L'albero, alto diversi metri, appariva pericolosamente abbattuto in avanti da diversi giorni. Per l'esattezza da quando, il 7 febbraio scorso, la pioggia incessante aveva sbriciolato la piazzola di sosta lungo il tratto locale della statale 163 Amalfitana. I detriti avevano letteralmente spostato la roverella, come segnalato da alcuni residenti. Nelle scorse ore, purtroppo, l'albero è definitivamente crollato: «Non sappiamo se ciò si sia verificato a seguito della recente frana che ha movimentato tonnellate di terreno o per un improvviso ruscellamento di acque meteoriche causato da lavori effettuati impropriamente sotto la strada - spiega d'Esposito - Certo è che, con la repentina modifica del delicato equilibrio idrogeologico del sito e col persistere delle piogge, il grande patriarca arboreo stavolta non ce l’ha fatta».

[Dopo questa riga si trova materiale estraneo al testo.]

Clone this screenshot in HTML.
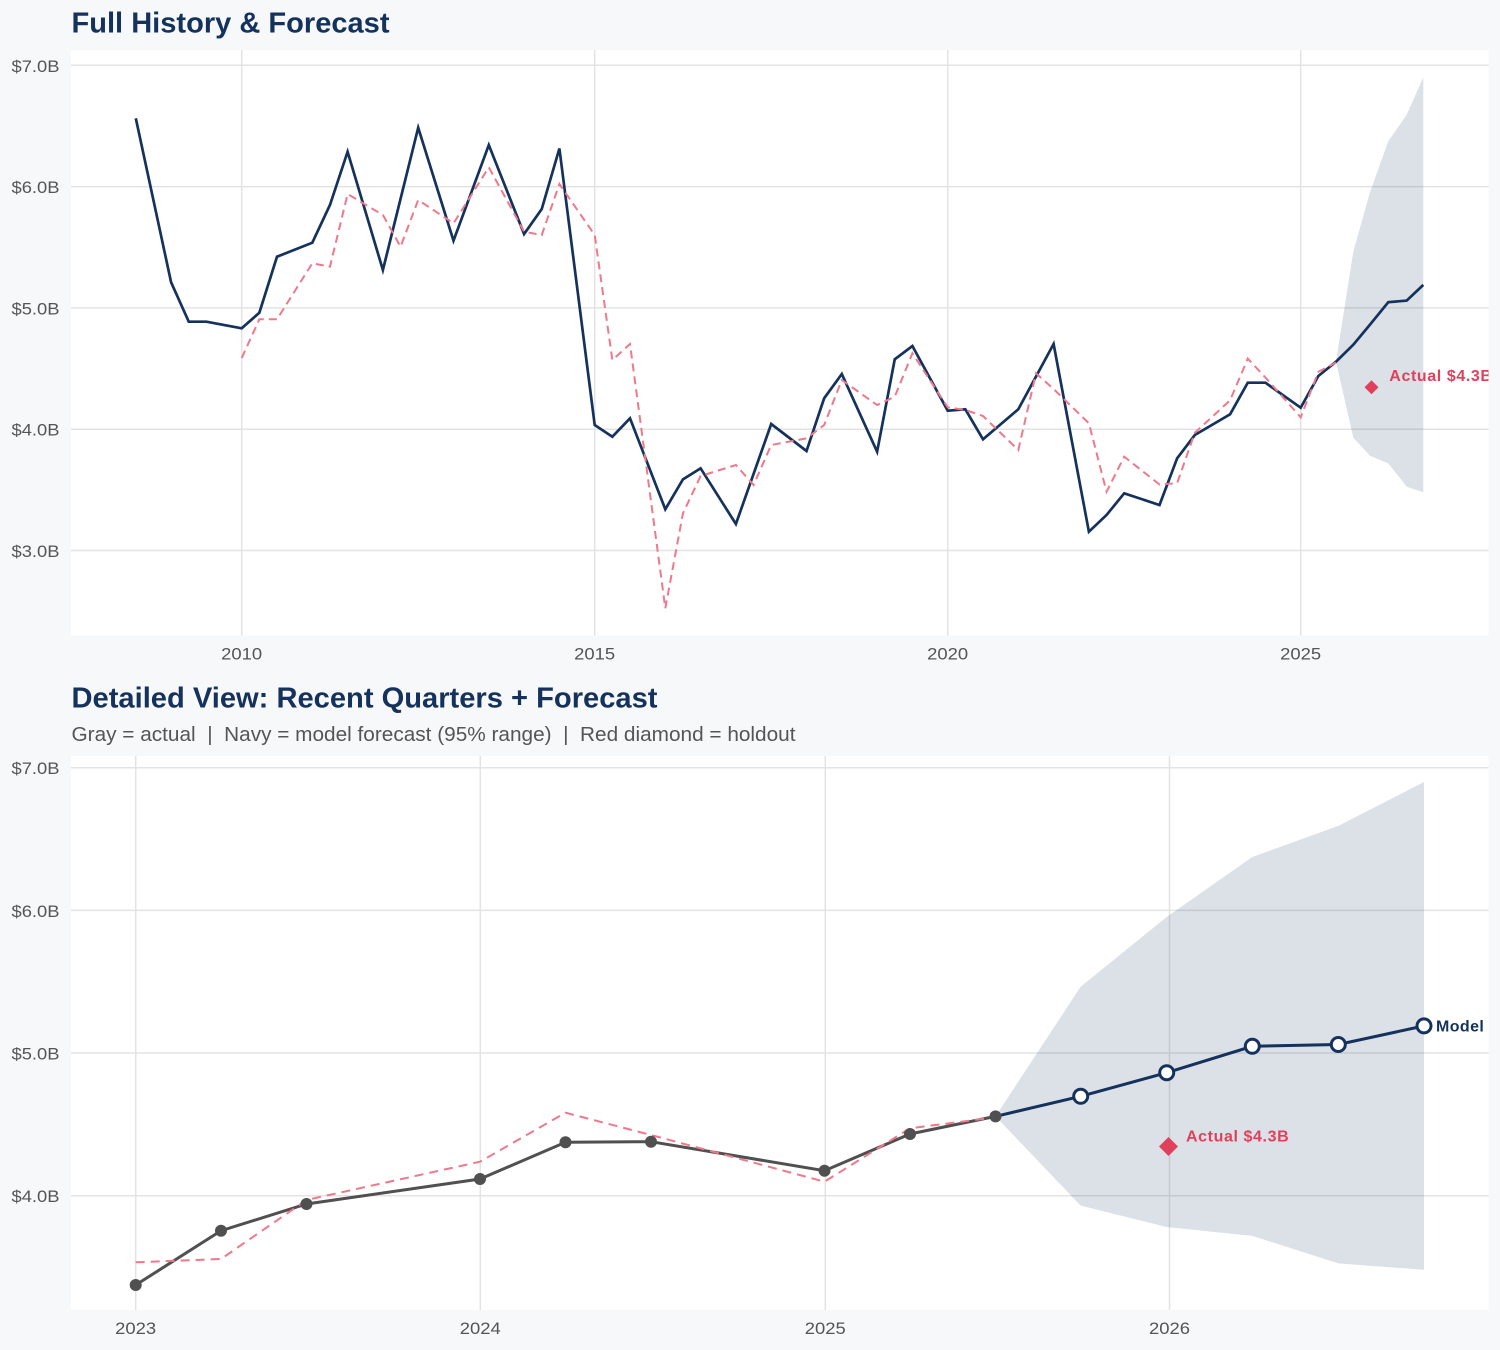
<!DOCTYPE html>
<html>
<head>
<meta charset="utf-8">
<style>
html,body{margin:0;padding:0;background:#f7f8fa;}
svg{display:block;}
text{font-family:"Liberation Sans",Arial,sans-serif;}
</style>
</head>
<body>
<svg width="1500" height="1350" viewBox="0 0 1500 1350" xmlns="http://www.w3.org/2000/svg">
<defs>
<clipPath id="c1"><rect x="71" y="50" width="1417.5" height="585.5"/></clipPath>
<clipPath id="c2"><rect x="71" y="756" width="1417.5" height="554"/></clipPath>
</defs>
<rect width="1500" height="1350" fill="#f7f8fa"/>

<!-- ================= TOP PANEL ================= -->
<text x="71.5" y="32.5" font-size="29" font-weight="bold" fill="#14325c" textLength="318" lengthAdjust="spacingAndGlyphs">Full History &amp; Forecast</text>
<rect x="71" y="50" width="1417.5" height="585.5" fill="#ffffff"/>
<g stroke="#e3e3e3" stroke-width="1.5">
<line x1="71" y1="65.3" x2="1488.5" y2="65.3"/>
<line x1="71" y1="186.6" x2="1488.5" y2="186.6"/>
<line x1="71" y1="307.9" x2="1488.5" y2="307.9"/>
<line x1="71" y1="429.2" x2="1488.5" y2="429.2"/>
<line x1="71" y1="550.5" x2="1488.5" y2="550.5"/>
<line x1="241.7" y1="50" x2="241.7" y2="635.5"/>
<line x1="594.7" y1="50" x2="594.7" y2="635.5"/>
<line x1="947.7" y1="50" x2="947.7" y2="635.5"/>
<line x1="1300.7" y1="50" x2="1300.7" y2="635.5"/>
</g>
<g clip-path="url(#c1)">
<polygon fill="#14325c" fill-opacity="0.15" points="1336,361.7 1353.3,251.6 1370,192.3 1388.3,141.2 1406.7,114.8 1423.3,77.4 1423.3,492.2 1406.7,486.7 1388.3,463.4 1370,455.8 1353.3,437.6"/>
<polyline fill="none" stroke="#14325c" stroke-width="2.7" stroke-linejoin="miter" points="135.8,118.3 171.1,282.3 188.75,321.7 206.4,321.7 241.7,328.3 259.35,312.7 277,256.7 312.3,242.7 329.95,205 347.6,151.7 382.9,270 418.2,127.7 453.5,240.7 488.8,145 524.1,234 541.75,209 559.4,148.5 594.7,425 612.35,436.7 630,418.3 665.3,509.3 682.95,479.3 700.6,468.3 735.9,524 771.2,424 806.5,451 824.15,398.3 841.8,374 877.1,451.7 894.75,359.3 912.4,346 947.7,410.7 965.35,409.3 983,439.3 1018.3,409.3 1053.6,344 1088.9,531.7 1106.55,515 1124.2,493.3 1159.5,505 1177.15,458.3 1194.8,435 1230.1,414.3 1247.75,382.7 1265.4,382.7 1300.7,407.7 1318.35,376 1336,361.7 1353.3,344.7 1370,324.6 1388.3,302.2 1406.7,300.6 1423.3,284.9"/>
<polyline fill="none" stroke="#ef788b" stroke-width="2" stroke-dasharray="8,5" points="241.7,358 259.35,319.3 277,319.3 312.3,263.3 329.95,266.7 347.6,194 382.9,215 400.55,246.7 418.2,200 453.5,223.3 488.8,167.3 524.1,231.7 541.75,235 559.4,184 594.7,235 612.35,360 630,344 665.3,608.3 682.95,513.3 700.6,476 735.9,465 753.55,485 771.2,445 806.5,438.3 824.15,425 841.8,380 877.1,405 894.75,396.7 912.4,353.3 947.7,407.3 965.35,410 983,416 1018.3,450 1036,373.3 1053.6,389 1088.9,423.3 1106.55,491.7 1124.2,456.7 1159.5,484.5 1177.15,483.1 1194.8,432.8 1230.1,400.3 1247.75,358.6 1265.4,377.5 1300.7,417.3 1318.35,371.8 1336,362.5"/>
<polygon fill="#e0405c" points="1371.5,380.3 1378.5,387.3 1371.5,394.3 1364.5,387.3"/>
<text x="1389.3" y="381" font-size="16" font-weight="bold" fill="#e0405c" letter-spacing="0.6">Actual $4.3B</text>
</g>
<g font-size="17" fill="#555555" text-anchor="end">
<text x="59.5" y="71.8" textLength="48" lengthAdjust="spacingAndGlyphs">$7.0B</text>
<text x="59.5" y="193.1" textLength="48" lengthAdjust="spacingAndGlyphs">$6.0B</text>
<text x="59.5" y="314.4" textLength="48" lengthAdjust="spacingAndGlyphs">$5.0B</text>
<text x="59.5" y="435.7" textLength="48" lengthAdjust="spacingAndGlyphs">$4.0B</text>
<text x="59.5" y="557" textLength="48" lengthAdjust="spacingAndGlyphs">$3.0B</text>
</g>
<g font-size="17" fill="#555555" text-anchor="middle">
<text x="241.7" y="659.3" textLength="41" lengthAdjust="spacingAndGlyphs">2010</text>
<text x="594.7" y="659.3" textLength="41" lengthAdjust="spacingAndGlyphs">2015</text>
<text x="947.7" y="659.3" textLength="41" lengthAdjust="spacingAndGlyphs">2020</text>
<text x="1300.7" y="659.3" textLength="41" lengthAdjust="spacingAndGlyphs">2025</text>
</g>

<!-- ================= BOTTOM PANEL ================= -->
<text x="71.5" y="707.5" font-size="29" font-weight="bold" fill="#14325c" textLength="586" lengthAdjust="spacingAndGlyphs">Detailed View: Recent Quarters + Forecast</text>
<text x="71.5" y="741" font-size="20" fill="#555555" textLength="724" lengthAdjust="spacingAndGlyphs" xml:space="preserve">Gray = actual  |  Navy = model forecast (95% range)  |  Red diamond = holdout</text>
<rect x="71" y="756" width="1417.5" height="554" fill="#ffffff"/>
<g stroke="#e3e3e3" stroke-width="1.5">
<line x1="71" y1="767.7" x2="1488.5" y2="767.7"/>
<line x1="71" y1="910.4" x2="1488.5" y2="910.4"/>
<line x1="71" y1="1053" x2="1488.5" y2="1053"/>
<line x1="71" y1="1195.7" x2="1488.5" y2="1195.7"/>
<line x1="135.7" y1="756" x2="135.7" y2="1310"/>
<line x1="480.3" y1="756" x2="480.3" y2="1310"/>
<line x1="825.3" y1="756" x2="825.3" y2="1310"/>
<line x1="1169.5" y1="756" x2="1169.5" y2="1310"/>
</g>
<g clip-path="url(#c2)">
<polygon fill="#14325c" fill-opacity="0.15" points="995.5,1116.4 1080.7,986.6 1166.7,917 1252.3,857 1338.3,825.9 1424,782 1424,1269.8 1338.3,1263.4 1252.3,1235.9 1166.7,1227 1080.7,1205.6"/>
<polyline fill="none" stroke="#505050" stroke-width="3" points="135.7,1285 221,1230.7 306.5,1204 480,1179 565.5,1142.3 651,1141.7 824.5,1170.7 910,1134 995.5,1116.4"/>
<polyline fill="none" stroke="#ef788b" stroke-width="2" stroke-dasharray="9,6" points="135.7,1262.3 221,1259 306.5,1200 480,1161.7 565.5,1112.7 651,1135 824.5,1181.7 910,1128.3 995.5,1117.3"/>
<polyline fill="none" stroke="#14325c" stroke-width="3" points="995.5,1116.4 1080.7,1096.3 1166.7,1072.7 1252.3,1046.3 1338.3,1044.5 1424,1025.9"/>
<g fill="#505050">
<circle cx="135.7" cy="1285" r="6"/>
<circle cx="221" cy="1230.7" r="6"/>
<circle cx="306.5" cy="1204" r="6"/>
<circle cx="480" cy="1179" r="6"/>
<circle cx="565.5" cy="1142.3" r="6"/>
<circle cx="651" cy="1141.7" r="6"/>
<circle cx="824.5" cy="1170.7" r="6"/>
<circle cx="910" cy="1134" r="6"/>
<circle cx="995.5" cy="1116.4" r="6"/>
</g>
<g fill="#ffffff" stroke="#14325c" stroke-width="3">
<circle cx="1080.7" cy="1096.3" r="7"/>
<circle cx="1166.7" cy="1072.7" r="7"/>
<circle cx="1252.3" cy="1046.3" r="7"/>
<circle cx="1338.3" cy="1044.5" r="7"/>
<circle cx="1424" cy="1025.9" r="7"/>
</g>
<polygon fill="#e0405c" points="1168.5,1137 1178,1146.5 1168.5,1156 1159,1146.5"/>
<text x="1186" y="1141.3" font-size="16" font-weight="bold" fill="#e0405c" letter-spacing="0.6">Actual $4.3B</text>
<text x="1436" y="1031.7" font-size="16" font-weight="bold" fill="#14325c" letter-spacing="0.4">Model</text>
</g>
<g font-size="17" fill="#555555" text-anchor="end">
<text x="59.5" y="774.2" textLength="48" lengthAdjust="spacingAndGlyphs">$7.0B</text>
<text x="59.5" y="916.9" textLength="48" lengthAdjust="spacingAndGlyphs">$6.0B</text>
<text x="59.5" y="1059.5" textLength="48" lengthAdjust="spacingAndGlyphs">$5.0B</text>
<text x="59.5" y="1202.2" textLength="48" lengthAdjust="spacingAndGlyphs">$4.0B</text>
</g>
<g font-size="17" fill="#555555" text-anchor="middle">
<text x="135.7" y="1334" textLength="41" lengthAdjust="spacingAndGlyphs">2023</text>
<text x="480.3" y="1334" textLength="41" lengthAdjust="spacingAndGlyphs">2024</text>
<text x="825.3" y="1334" textLength="41" lengthAdjust="spacingAndGlyphs">2025</text>
<text x="1169.5" y="1334" textLength="41" lengthAdjust="spacingAndGlyphs">2026</text>
</g>
</svg>
</body>
</html>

Appena appresa la notizia del crollo, anche in considerazione del fatto che l’albero è scivolato con tutto l’apparato radicale, il Wwf ha contattato il sindaco Giuseppe Tito concordando un sopralluogo in zona. L'obiettivo? Verificare la possibilità di recuperare la pianta, rialzandola nell’alveo o tentando uno spostamento in altro sito: impresa difficile, viste le dimensioni della roverella e il peso di svariate tonnellate. «Abbiamo il dovere di tentare - conclude d'Esposito - Negli ultimi anni, in penisola sorrentina, abbiamo perso troppi grandi alberi: vittime delle avversità della natura, ma più spesso di incuria, vandalismo e deprecabili interessi privati sostenuti da compiacenti agronomi. Così rischiamo di dire addio a importanti scrigni di biodiversità e baluardi indispensabili per ridurre l’inquinamento e proteggere il territorio dal dissesto idrogeologico».